Tuesday, March 23, 2010

The Taking of Pelham 1 2 3. B


It seems as if fans of the original dislike the remake of 'The Taking of Pelham 1 2 3,' while those who aren't admirers of the Walter Mattau-Robert Shaw semi-classic prefer this flashy retelling. Me, I haven't ever seen the 1974 version, so I can't make a comparison. What I can say is that this an exuberant, exciting, sleek thriller and one of the few Tony Scott films that I've liked. Though I think the movie benefits from modern technology, the real reason it works is because of the story. It's a simple one, which allows room for some serious psychological conversation between the characters. And that's what I liked about the film. It's advertised as a action movie, but the action doesn't really come until the end.

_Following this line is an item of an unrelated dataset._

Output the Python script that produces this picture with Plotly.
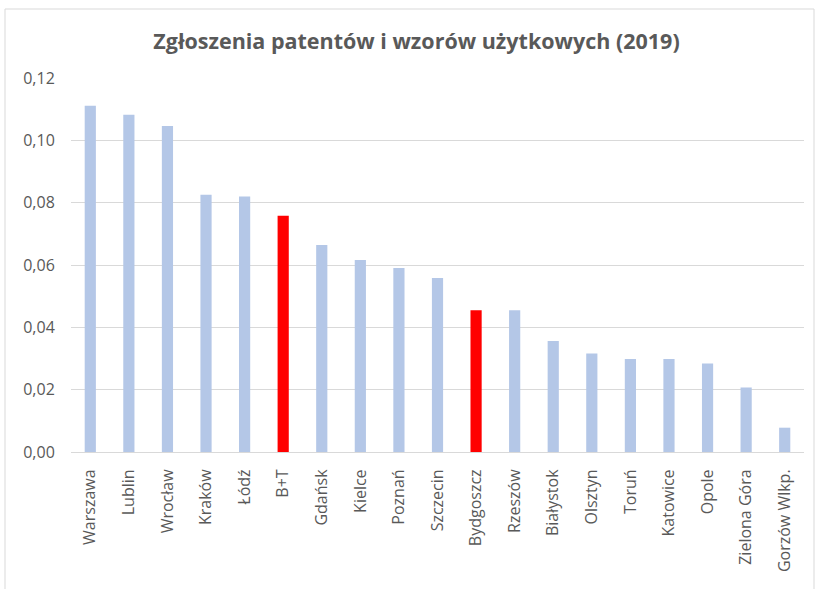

The first 80 minutes or so are spent trying to convince an amoral hijacker named Ryder (John Travolta) to release a group of hostages on a subway car. He wants 10 mil in exchange for them. The good guys are communicating with Ryder by phone. He's not your standard terrorist. He might be a tad crazy, but he also has some high intelligence and, refreshingly, a sense of humor. Ryder is only interested in speaking with MTA employee Walter Garber, played by Denzel Washington. They engage in some very interesting talk, which deals with Garber's personal life almost as much as the situation on the subway. The problem with this film, which we can only really expect from a Tony Scott picture, is the stupid final twenty minutes in which Garber goes to the subway and tries to stop Ryder. This was supposed add to the excitement, but if Scott was smarter he would know that the movie had built plenty of excitement and suspense without any action scenes. If he really wanted to make this his own, he'd have avoided action for intelligence. Still, the movie is a grand piece of entertainment, and, at least for the first 80 minutes, a little more than that.